By buying what is required for the immediate need and holding purchasing decisions until later there is a significant opportunity for cost savings and technology improvements. In some cases it may be that the future need never arises whether because of bad predictions, changes in market or strategy or a change in technology direction either internally or externally.
Beyond purchasing, YAGNI can apply to network design. It is not uncommon for large, complex designs to be proposed and implemented based on anticipated growth often years away and, to be honest, seldom very likely in a realistic world. Building, for example, a complex high availability environment with expensive licensing, complex networking, lots of storage for an expected company growth in the future when just two servers and a nice backup plan is all that is cost justified today is dangerous. Not only must the necessary growth happen to justify the IT spend but it must happen so quickly that the time-value of the money is justified and the cost of the technology does not drop so much as to have made implementing two systems more cost effective. It is surprising how easily it can happen that putting in a smaller, stop-gap system and then implementing a larger scale system when needed can be far cheaper just because the cost of building the larger, more complex system has dropped in price so much since the first system was put in place and that is before taking into account the risk of bad predictions.
Spending early has an additional risk – it ties up corporate finances in unused architecture.
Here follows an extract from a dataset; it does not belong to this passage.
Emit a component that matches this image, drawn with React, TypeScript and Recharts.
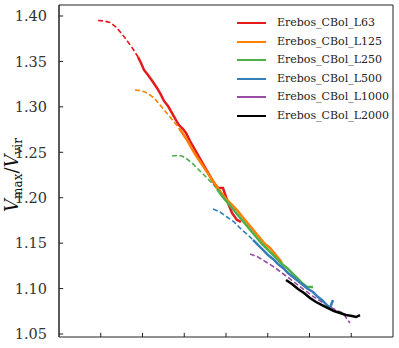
import React from "react";
import { LineChart, Line, XAxis, YAxis, ReferenceArea, ReferenceLine } from "recharts";

// ---- data ----
const seriesNames = [
  "Erebos_CBol_L63",
  "Erebos_CBol_L125",
  "Erebos_CBol_L250",
  "Erebos_CBol_L500",
  "Erebos_CBol_L1000",
  "Erebos_CBol_L2000",
];
const seriesColors = ["#e41a1c", "#ff7f00", "#4daf4a", "#377eb8", "#984ea3", "#000000"];

const yTicks = [1.05, 1.1, 1.15, 1.2, 1.25, 1.3, 1.35, 1.4];
const xTicks = [1, 2, 3, 4, 5, 6, 7];

const l63Dashed = [
  { x: 0.934, y: 1.395 }, { x: 1.078, y: 1.3945 }, { x: 1.222, y: 1.3928 }, { x: 1.365, y: 1.3879 },
  { x: 1.509, y: 1.3802 }, { x: 1.653, y: 1.3714 }, { x: 1.772, y: 1.3637 }, { x: 1.892, y: 1.3549 },
];
const l63Solid = [
  { x: 1.892, y: 1.3549 }, { x: 1.964, y: 1.3483 }, { x: 2.036, y: 1.3406 }, { x: 2.132, y: 1.3351 },
  { x: 2.251, y: 1.3274 }, { x: 2.347, y: 1.3208 }, { x: 2.443, y: 1.3131 }, { x: 2.515, y: 1.3065 },
  { x: 2.611, y: 1.3009 }, { x: 2.707, y: 1.2932 }, { x: 2.802, y: 1.2855 }, { x: 2.874, y: 1.28 },
  { x: 2.97, y: 1.2756 }, { x: 3.042, y: 1.2712 }, { x: 3.138, y: 1.2624 }, { x: 3.234, y: 1.2547 },
  { x: 3.329, y: 1.247 }, { x: 3.425, y: 1.2393 }, { x: 3.521, y: 1.2316 }, { x: 3.617, y: 1.2239 },
  { x: 3.713, y: 1.2162 }, { x: 3.808, y: 1.2107 }, { x: 3.928, y: 1.2107 }, { x: 4.048, y: 1.1942 },
  { x: 4.144, y: 1.1832 }, { x: 4.263, y: 1.1755 }, { x: 4.359, y: 1.1733 },
];
const l125Dashed = [
  { x: 1.82, y: 1.3186 }, { x: 1.94, y: 1.318 }, { x: 2.06, y: 1.3164 }, { x: 2.18, y: 1.3131 },
  { x: 2.299, y: 1.3087 }, { x: 2.419, y: 1.302 }, { x: 2.539, y: 1.2954 }, { x: 2.659, y: 1.2888 },
  { x: 2.778, y: 1.2822 }, { x: 2.874, y: 1.2767 },
];
const l125Solid = [
  { x: 2.874, y: 1.2767 }, { x: 2.97, y: 1.2701 }, { x: 3.066, y: 1.2635 }, { x: 3.162, y: 1.2558 },
  { x: 3.257, y: 1.2481 }, { x: 3.353, y: 1.2415 }, { x: 3.449, y: 1.2349 }, { x: 3.545, y: 1.2283 },
  { x: 3.641, y: 1.2217 }, { x: 3.737, y: 1.2151 }, { x: 3.832, y: 1.2085 }, { x: 3.928, y: 1.203 },
  { x: 4.024, y: 1.1975 }, { x: 4.144, y: 1.192 }, { x: 4.263, y: 1.1865 }, { x: 4.359, y: 1.181 },
  { x: 4.455, y: 1.1755 }, { x: 4.575, y: 1.1689 }, { x: 4.695, y: 1.1623 }, { x: 4.814, y: 1.1557 },
  { x: 4.934, y: 1.1491 }, { x: 5.054, y: 1.1447 }, { x: 5.174, y: 1.1381 }, { x: 5.293, y: 1.1315 },
  { x: 5.341, y: 1.1282 },
];
const l250Dashed = [
  { x: 2.707, y: 1.2459 }, { x: 2.826, y: 1.2465 }, { x: 2.946, y: 1.2459 }, { x: 3.066, y: 1.2426 },
  { x: 3.186, y: 1.2382 }, { x: 3.305, y: 1.2327 }, { x: 3.425, y: 1.2272 }, { x: 3.545, y: 1.2217 },
  { x: 3.665, y: 1.2162 }, { x: 3.784, y: 1.2096 },
];
const l250Solid = [
  { x: 3.784, y: 1.2096 }, { x: 3.904, y: 1.2019 }, { x: 4.024, y: 1.1953 }, { x: 4.144, y: 1.1887 },
  { x: 4.263, y: 1.1821 }, { x: 4.383, y: 1.1755 }, { x: 4.503, y: 1.1689 }, { x: 4.623, y: 1.1623 },
  { x: 4.743, y: 1.1557 }, { x: 4.862, y: 1.1491 }, { x: 4.982, y: 1.1436 }, { x: 5.102, y: 1.1381 },
  { x: 5.222, y: 1.1326 }, { x: 5.341, y: 1.1271 }, { x: 5.461, y: 1.1227 }, { x: 5.581, y: 1.1172 },
  { x: 5.701, y: 1.1117 }, { x: 5.82, y: 1.1062 }, { x: 5.94, y: 1.1017 }, { x: 6.084, y: 1.1017 },
];
const l500Dashed = [
  { x: 3.689, y: 1.1876 }, { x: 3.856, y: 1.1843 }, { x: 4.024, y: 1.1788 }, { x: 4.192, y: 1.1733 },
  { x: 4.359, y: 1.1656 }, { x: 4.527, y: 1.159 }, { x: 4.647, y: 1.1535 },
];
const l500Solid = [
  { x: 4.647, y: 1.1535 }, { x: 4.766, y: 1.148 }, { x: 4.886, y: 1.1425 }, { x: 5.006, y: 1.137 },
  { x: 5.126, y: 1.1326 }, { x: 5.246, y: 1.1271 }, { x: 5.365, y: 1.1227 }, { x: 5.485, y: 1.1172 },
  { x: 5.605, y: 1.1128 }, { x: 5.725, y: 1.1084 }, { x: 5.844, y: 1.1039 }, { x: 5.964, y: 1.0995 },
  { x: 6.084, y: 1.0962 }, { x: 6.204, y: 1.0907 }, { x: 6.299, y: 1.0874 }, { x: 6.395, y: 1.083 },
  { x: 6.491, y: 1.0786 }, { x: 6.563, y: 1.0874 },
];
const l1000Dashed = [
  { x: 4.575, y: 1.1381 }, { x: 4.766, y: 1.1348 }, { x: 4.958, y: 1.1293 }, { x: 5.15, y: 1.1238 },
  { x: 5.341, y: 1.1172 }, { x: 5.533, y: 1.1106 }, { x: 5.725, y: 1.1039 }, { x: 5.916, y: 1.0973 },
  { x: 6.108, y: 1.0907 }, { x: 6.299, y: 1.0852 }, { x: 6.491, y: 1.0797 }, { x: 6.683, y: 1.0753 },
  { x: 6.802, y: 1.0731 }, { x: 6.898, y: 1.0665 }, { x: 6.97, y: 1.0621 },
];
const l2000Solid = [
  { x: 5.437, y: 1.1094 }, { x: 5.581, y: 1.105 }, { x: 5.725, y: 1.0995 }, { x: 5.868, y: 1.0951 },
  { x: 6.012, y: 1.0896 }, { x: 6.156, y: 1.0852 }, { x: 6.299, y: 1.0819 }, { x: 6.443, y: 1.0786 },
  { x: 6.587, y: 1.0753 }, { x: 6.731, y: 1.0731 }, { x: 6.874, y: 1.0709 }, { x: 7.018, y: 1.0698 },
  { x: 7.114, y: 1.0687 }, { x: 7.21, y: 1.0709 },
];

const X_DOMAIN: [number, number] = [0, 8];
const Y_DOMAIN: [number, number] = [1.0467, 1.4121];
const X_TICK_LEN = 0.1; // in x units (~4px)
const Y_TICK_LEN = 0.0045; // in y units (~4px)

const FONT = "'DejaVu Serif', serif";
const AXIS_COLOR = "#222";

const YLabel = () => (
  <text
    x={18}
    y={175}
    transform="rotate(-90, 18, 175)"
    textAnchor="middle"
    fontFamily={FONT}
    fill="#111"
  >
    <tspan fontSize={18} fontStyle="italic">V</tspan>
    <tspan fontSize={12} dy={4}>max</tspan>
    <tspan fontSize={18} dy={-4}>/</tspan>
    <tspan fontSize={18} fontStyle="italic">V</tspan>
    <tspan fontSize={12} dy={4}>vir</tspan>
  </text>
);

const YTick = (props: any) => {
  const { x, y, payload } = props;
  return (
    <text
      x={x}
      y={y}
      dy="0.36em"
      textAnchor="end"
      fontFamily={FONT}
      fontSize={14.5}
      fill="#333"
    >
      {Number(payload.value).toFixed(2)}
    </text>
  );
};

const LegendBox = () => (
  <div
    style={{
      position: "absolute",
      left: 237,
      top: 14,
      fontFamily: FONT,
      fontSize: 11,
      color: "#222",
      lineHeight: "18.5px",
    }}
  >
    {seriesNames.map((n, i) => (
      <div key={n} style={{ display: "flex", alignItems: "center", height: 18.5 }}>
        <span
          style={{
            display: "inline-block",
            width: 29,
            height: 2,
            background: seriesColors[i],
            marginRight: 11,
          }}
        />
        <span>{n}</span>
      </div>
    ))}
  </div>
);

const dashedProps = { strokeWidth: 1.6, strokeDasharray: "5 2.5", dot: false, isAnimationActive: false, legendType: "none" as const };
const solidProps = { strokeWidth: 2.5, dot: false, isAnimationActive: false, legendType: "none" as const };

export default function App() {
  return (
    <div style={{ position: "absolute", left: 0, top: 0, width: 399, height: 348 }}>
      <LineChart width={399} height={348} margin={{ top: 5, right: 6, bottom: 11, left: 0 }}>
        <XAxis
          type="number"
          dataKey="x"
          domain={X_DOMAIN}
          ticks={xTicks}
          tick={false}
          tickLine={false}
          height={0}
          allowDataOverflow
          stroke={AXIS_COLOR}
        />
        <YAxis
          type="number"
          dataKey="y"
          domain={Y_DOMAIN}
          ticks={yTicks}
          width={59}
          tickLine={false}
          tickMargin={6}
          allowDataOverflow
          stroke={AXIS_COLOR}
          tick={<YTick />}
          label={<YLabel />}
        />
        <ReferenceArea
          x1={X_DOMAIN[0]}
          x2={X_DOMAIN[1]}
          y1={Y_DOMAIN[0]}
          y2={Y_DOMAIN[1]}
          fill="none"
          fillOpacity={0}
          stroke={AXIS_COLOR}
          strokeWidth={1}
        />
        {xTicks.map((t) => (
          <ReferenceLine
            key={`xt${t}`}
            segment={[
              { x: t, y: Y_DOMAIN[0] },
              { x: t, y: Y_DOMAIN[0] + Y_TICK_LEN },
            ]}
            stroke={AXIS_COLOR}
            strokeWidth={1}
          />
        ))}
        {yTicks.map((t) => (
          <ReferenceLine
            key={`yt${t}`}
            segment={[
              { x: X_DOMAIN[0], y: t },
              { x: X_DOMAIN[0] + X_TICK_LEN, y: t },
            ]}
            stroke={AXIS_COLOR}
            strokeWidth={1}
          />
        ))}
        <Line data={l63Dashed} dataKey="y" stroke={seriesColors[0]} {...dashedProps} />
        <Line data={l125Dashed} dataKey="y" stroke={seriesColors[1]} {...dashedProps} />
        <Line data={l250Dashed} dataKey="y" stroke={seriesColors[2]} {...dashedProps} />
        <Line data={l500Dashed} dataKey="y" stroke={seriesColors[3]} {...dashedProps} />
        <Line data={l1000Dashed} dataKey="y" stroke={seriesColors[4]} {...dashedProps} />
        <Line data={l63Solid} dataKey="y" stroke={seriesColors[0]} {...solidProps} />
        <Line data={l125Solid} dataKey="y" stroke={seriesColors[1]} {...solidProps} />
        <Line data={l250Solid} dataKey="y" stroke={seriesColors[2]} {...solidProps} />
        <Line data={l500Solid} dataKey="y" stroke={seriesColors[3]} {...solidProps} />
        <Line data={l2000Solid} dataKey="y" stroke={seriesColors[5]} {...solidProps} />
      </LineChart>
      <LegendBox />
    </div>
  );
}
That money could be invested in other parts of the business in order to grow the business. In extreme cases, overinvestment in infrastructure could be a contributor to a company failing completely – a self fulfilling situation where not using YAGNI in and of itself created the situation where YAGNI most applied. The architected solution was never needed as the company failed.
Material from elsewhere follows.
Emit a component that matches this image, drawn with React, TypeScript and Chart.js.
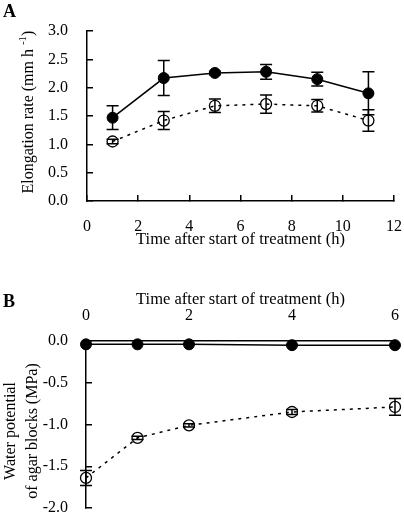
import { useEffect, useRef } from "react";
import { Chart, registerables } from "chart.js";

Chart.register(...registerables);

const FONT = '"Liberation Serif", "Times New Roman", serif';
Chart.defaults.font.family = FONT;
Chart.defaults.color = "#000";

// ---------- Panel A data ----------
const aTimes = [1, 3, 5, 7, 9, 11];
const aControl = [1.47, 2.17, 2.26, 2.28, 2.15, 1.9];
const aControlErr = [0.21, 0.31, 0.03, 0.13, 0.12, 0.38];
const aTreated = [1.05, 1.42, 1.68, 1.71, 1.68, 1.42];
const aTreatedErr = [0.04, 0.16, 0.12, 0.16, 0.11, 0.19];
const aXTicks = [0, 2, 4, 6, 8, 10, 12];
const aYTicks = [0, 0.5, 1, 1.5, 2, 2.5, 3];

// ---------- Panel B data ----------
const bTimes = [0, 1, 2, 4, 6];
const bControl = [-0.04, -0.04, -0.04, -0.05, -0.05];
const bTreated = [-1.64, -1.16, -1.01, -0.85, -0.79];
const bTreatedErr = [0.09, 0.02, 0.02, 0.03, 0.1];
const bXTicks = [0, 2, 4, 6];
const bYTicks = [0, -0.5, -1, -1.5, -2];

const errorBarPlugin = {
  id: "errorBars",
  afterDatasetsDraw(chart: any) {
    const ctx = chart.ctx;
    const xs = chart.scales.x;
    const ys = chart.scales.y;
    chart.data.datasets.forEach((ds: any) => {
      if (!ds.errors) return;
      ds.data.forEach((p: any, j: number) => {
        const e = ds.errors[j];
        if (!e) return;
        const x = xs.getPixelForValue(p.x);
        const yT = ys.getPixelForValue(p.y + e);
        const yB = ys.getPixelForValue(p.y - e);
        ctx.save();
        ctx.strokeStyle = "#000";
        ctx.lineWidth = 1.5;
        ctx.beginPath();
        ctx.moveTo(x, yT);
        ctx.lineTo(x, yB);
        ctx.moveTo(x - 6, yT);
        ctx.lineTo(x + 6, yT);
        ctx.moveTo(x - 6, yB);
        ctx.lineTo(x + 6, yB);
        ctx.stroke();
        ctx.restore();
      });
    });
  },
};

function makeTextPlugin(draw: (ctx: CanvasRenderingContext2D) => void) {
  return {
    id: "panelText",
    afterDraw(chart: any) {
      const ctx = chart.ctx as CanvasRenderingContext2D;
      ctx.save();
      ctx.fillStyle = "#000";
      draw(ctx);
      ctx.restore();
    },
  };
}

const textA = makeTextPlugin((ctx) => {
  ctx.font = `bold 18px ${FONT}`;
  ctx.textBaseline = "alphabetic";
  ctx.textAlign = "left";
  ctx.fillText("A", 3, 17);

  // rotated y title with superscript
  const main = "Elongation rate (mm h ";
  const sup = "-1";
  const close = ")";
  ctx.font = `16px ${FONT}`;
  const w1 = ctx.measureText(main).width;
  const w3 = ctx.measureText(close).width;
  ctx.font = `11px ${FONT}`;
  const w2 = ctx.measureText(sup).width;
  const total = w1 + w2 + w3;
  ctx.translate(33, 112);
  ctx.rotate(-Math.PI / 2);
  let x = -total / 2;
  ctx.font = `16px ${FONT}`;
  ctx.fillText(main, x, 0);
  x += w1;
  ctx.font = `11px ${FONT}`;
  ctx.fillText(sup, x, -7);
  x += w2;
  ctx.font = `16px ${FONT}`;
  ctx.fillText(close, x, 0);
});

const textB = makeTextPlugin((ctx) => {
  ctx.font = `bold 18px ${FONT}`;
  ctx.textBaseline = "alphabetic";
  ctx.textAlign = "left";
  ctx.fillText("B", 3, 57);

  ctx.font = `16px ${FONT}`;
  ctx.textAlign = "center";
  ctx.translate(0, 181);
  ctx.rotate(-Math.PI / 2);
  ctx.fillText("Water potential", 0, 15);
  ctx.fillText("of agar blocks (MPa)", 0, 36.5);
});

function zeroPad(s: any) {
  s.paddingTop = 0;
  s.paddingBottom = 0;
  s.paddingLeft = 0;
  s.paddingRight = 0;
}

const tickFont = { family: FONT, size: 16 };
const titleFont = { family: FONT, size: 16.5 };

export default function App() {
  const refA = useRef<HTMLCanvasElement>(null);
  const refB = useRef<HTMLCanvasElement>(null);

  useEffect(() => {
    const chartA = new Chart(refA.current!, {
      type: "line",
      data: {
        datasets: [
          {
            data: aTimes.map((t, i) => ({ x: t, y: aTreated[i] })),
            errors: aTreatedErr,
            borderColor: "#000",
            borderWidth: 1.5,
            borderDash: [3, 5],
            pointRadius: 5.5,
            pointBorderWidth: 1.3,
            pointBorderColor: "#000",
            pointBackgroundColor: "rgba(0,0,0,0)",
            tension: 0,
            clip: false,
          } as any,
          {
            data: aTimes.map((t, i) => ({ x: t, y: aControl[i] })),
            errors: aControlErr,
            borderColor: "#000",
            borderWidth: 1.5,
            pointRadius: 5.5,
            pointBorderWidth: 1,
            pointBorderColor: "#000",
            pointBackgroundColor: "#000",
            tension: 0,
            clip: false,
          } as any,
        ],
      },
      options: {
        responsive: false,
        animation: false,
        devicePixelRatio: 1,
        layout: { padding: { top: 31, right: 10, left: 0, bottom: 0 } },
        plugins: { legend: { display: false }, tooltip: { enabled: false } },
        scales: {
          x: {
            type: "linear",
            position: "bottom",
            min: 0,
            max: 12,
            afterBuildTicks: (s: any) => {
              s.ticks = aXTicks.map((v) => ({ value: v }));
            },
            afterFit: (s: any) => {
              s.height = 49;
              zeroPad(s);
            },
            grid: { drawOnChartArea: false, drawTicks: true, tickLength: -6, color: "#000", lineWidth: 1.5 },
            border: { display: true, color: "#000", width: 1.5 },
            ticks: {
              color: "#000",
              font: tickFont,
              padding: 22,
              maxRotation: 0,
              autoSkip: false,
              callback: (v: any) => String(v),
            },
            title: {
              display: true,
              text: "Time after start of treatment (h)",
              color: "#000",
              font: titleFont,
              padding: { top: 0, bottom: 0 },
            },
          },
          y: {
            type: "linear",
            position: "left",
            min: 0,
            max: 3,
            afterBuildTicks: (s: any) => {
              s.ticks = aYTicks.map((v) => ({ value: v }));
            },
            afterFit: (s: any) => {
              s.width = 87;
              zeroPad(s);
            },
            grid: { drawOnChartArea: false, drawTicks: true, tickLength: -6, color: "#000", lineWidth: 1.5 },
            border: { display: true, color: "#000", width: 1.5 },
            ticks: {
              color: "#000",
              font: tickFont,
              padding: 25,
              autoSkip: false,
              callback: (v: any) => Number(v).toFixed(1),
            },
          },
        },
      } as any,
      plugins: [errorBarPlugin, textA],
    });

    const chartB = new Chart(refB.current!, {
      type: "line",
      data: {
        datasets: [
          {
            data: bTimes.map((t, i) => ({ x: t, y: bTreated[i] })),
            errors: bTreatedErr,
            borderColor: "#000",
            borderWidth: 1.5,
            borderDash: [3, 5],
            pointRadius: 5.5,
            pointBorderWidth: 1.3,
            pointBorderColor: "#000",
            pointBackgroundColor: "rgba(0,0,0,0)",
            tension: 0,
            clip: false,
          } as any,
          {
            data: bTimes.map((t, i) => ({ x: t, y: bControl[i] })),
            borderColor: "#000",
            borderWidth: 1.5,
            pointRadius: 5.5,
            pointBorderWidth: 1,
            pointBorderColor: "#000",
            pointBackgroundColor: "#000",
            tension: 0,
            clip: false,
          } as any,
        ],
      },
      options: {
        responsive: false,
        animation: false,
        devicePixelRatio: 1,
        layout: { padding: { top: 0, right: 9, left: 0, bottom: 7 } },
        plugins: { legend: { display: false }, tooltip: { enabled: false } },
        scales: {
          x: {
            type: "linear",
            position: "top",
            min: 0,
            max: 6,
            afterBuildTicks: (s: any) => {
              s.ticks = bXTicks.map((v) => ({ value: v }));
            },
            afterFit: (s: any) => {
              s.height = 91;
              zeroPad(s);
            },
            grid: { display: false, drawOnChartArea: false, drawTicks: false, tickLength: 0 },
            border: { display: true, color: "#000", width: 1.5 },
            ticks: {
              color: "#000",
              font: tickFont,
              padding: 16,
              maxRotation: 0,
              autoSkip: false,
              callback: (v: any) => String(v),
            },
            title: {
              display: true,
              text: "Time after start of treatment (h)",
              color: "#000",
              font: titleFont,
              padding: { top: 40, bottom: 0 },
            },
          },
          y: {
            type: "linear",
            position: "left",
            min: -2,
            max: 0,
            afterBuildTicks: (s: any) => {
              s.ticks = bYTicks.map((v) => ({ value: v }));
            },
            afterFit: (s: any) => {
              s.width = 86;
              zeroPad(s);
            },
            grid: { drawOnChartArea: false, drawTicks: true, tickLength: -6, color: "#000", lineWidth: 1.5 },
            border: { display: true, color: "#000", width: 1.5 },
            ticks: {
              color: "#000",
              font: tickFont,
              padding: 24,
              autoSkip: false,
              callback: (v: any) => Number(v).toFixed(1),
            },
          },
        },
      } as any,
      plugins: [errorBarPlugin, textB],
    });

    return () => {
      chartA.destroy();
      chartB.destroy();
    };
  }, []);

  return (
    <div style={{ position: "absolute", left: 0, top: 0, width: 404, height: 515, background: "#fff" }}>
      <canvas ref={refA} width={404} height={250} style={{ position: "absolute", left: 0, top: 0, display: "block" }} />
      <canvas ref={refB} width={404} height={265} style={{ position: "absolute", left: 0, top: 250, display: "block" }} />
    </div>
  );
}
YAGNI is a risk mitigation process. Working with the needs that you know versus the needs that you anticipate.
Maybe IT shops over buy today because they are given specific budgets. This is understandable that IT ends up in a technology grab attempting to implement whatever they can when the whims of the business smile upon them. This, however, is an extremely poor business practice. Businesses need to realize that large sums of money are being wasted on IT because IT is forced to implement systems with the assumption of clairvoyancey based on arbitrary budgets from the business with no basis in the real world. IT is stuck buying what they can “sell” to the business based on often very unclear factors and the business often funds IT quite capriciously. The creates a very unhealthy business and IT relationship where IT is wasting money because it has little choice and the business sees IT as a waste because they are not allowed to operate efficiently.
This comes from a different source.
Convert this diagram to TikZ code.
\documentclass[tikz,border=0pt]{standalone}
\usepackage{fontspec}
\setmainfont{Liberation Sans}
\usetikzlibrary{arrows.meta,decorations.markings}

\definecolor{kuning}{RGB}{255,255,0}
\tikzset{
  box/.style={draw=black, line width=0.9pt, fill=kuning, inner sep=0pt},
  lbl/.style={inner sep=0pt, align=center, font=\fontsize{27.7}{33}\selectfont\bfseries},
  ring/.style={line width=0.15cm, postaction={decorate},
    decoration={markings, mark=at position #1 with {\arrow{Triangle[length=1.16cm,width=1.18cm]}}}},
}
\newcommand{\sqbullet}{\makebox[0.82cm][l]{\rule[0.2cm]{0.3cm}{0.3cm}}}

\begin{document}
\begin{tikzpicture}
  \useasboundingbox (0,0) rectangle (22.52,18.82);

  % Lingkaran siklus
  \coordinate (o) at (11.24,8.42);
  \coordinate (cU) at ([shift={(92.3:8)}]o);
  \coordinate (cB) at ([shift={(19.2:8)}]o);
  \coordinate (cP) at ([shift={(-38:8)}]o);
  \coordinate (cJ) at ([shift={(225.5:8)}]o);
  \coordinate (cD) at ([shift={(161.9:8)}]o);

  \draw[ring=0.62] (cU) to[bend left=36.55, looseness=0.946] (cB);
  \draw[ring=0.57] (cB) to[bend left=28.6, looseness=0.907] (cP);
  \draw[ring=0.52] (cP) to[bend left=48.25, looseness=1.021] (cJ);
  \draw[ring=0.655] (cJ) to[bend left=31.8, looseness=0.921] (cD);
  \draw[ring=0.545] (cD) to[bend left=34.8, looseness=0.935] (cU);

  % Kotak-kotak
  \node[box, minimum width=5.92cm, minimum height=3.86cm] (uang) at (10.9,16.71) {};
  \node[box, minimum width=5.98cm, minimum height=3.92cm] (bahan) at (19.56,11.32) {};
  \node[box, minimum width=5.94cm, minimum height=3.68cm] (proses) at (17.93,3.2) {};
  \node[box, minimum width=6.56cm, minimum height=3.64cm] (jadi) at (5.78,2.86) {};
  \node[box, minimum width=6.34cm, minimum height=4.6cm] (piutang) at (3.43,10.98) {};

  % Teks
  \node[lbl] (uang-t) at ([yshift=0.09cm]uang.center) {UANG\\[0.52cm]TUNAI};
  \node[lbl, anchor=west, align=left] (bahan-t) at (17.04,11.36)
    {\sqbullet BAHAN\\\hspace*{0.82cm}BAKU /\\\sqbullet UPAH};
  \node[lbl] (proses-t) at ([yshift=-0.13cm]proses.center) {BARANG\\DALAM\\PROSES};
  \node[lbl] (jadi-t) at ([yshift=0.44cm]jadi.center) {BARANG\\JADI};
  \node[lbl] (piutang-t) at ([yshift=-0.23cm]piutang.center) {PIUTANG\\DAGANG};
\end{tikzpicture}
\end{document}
To fix this situation the business and IT need to work together. IT needs to act more like a business-savvy unit and the business needs to lean on IT for guidance and not use prediction-based budgeting or become entangled in picking technological approaches without the technical understanding of the ramifications of those choices. IT needs to be able to trust the business to make logical business financial decisions and the business needs to be able to trust IT to make logical technological decisions for the business. The business drives IT, IT enables the business. It is a symbiotic relationship. If the business insists on making IT predict and operate on fixed budgets, IT will continue to be forced to overspend and overarchitect whenever possible in the hopes of being prepared for tomorrow when the budget may not be approved. If IT was trusted to request what is needed and the business was trusted to fund technology needs at the appropriate time both could operate more effectively for the common good.
Takeaway: Don’t invest early, you don’t know what technology or the business will do tomorrow.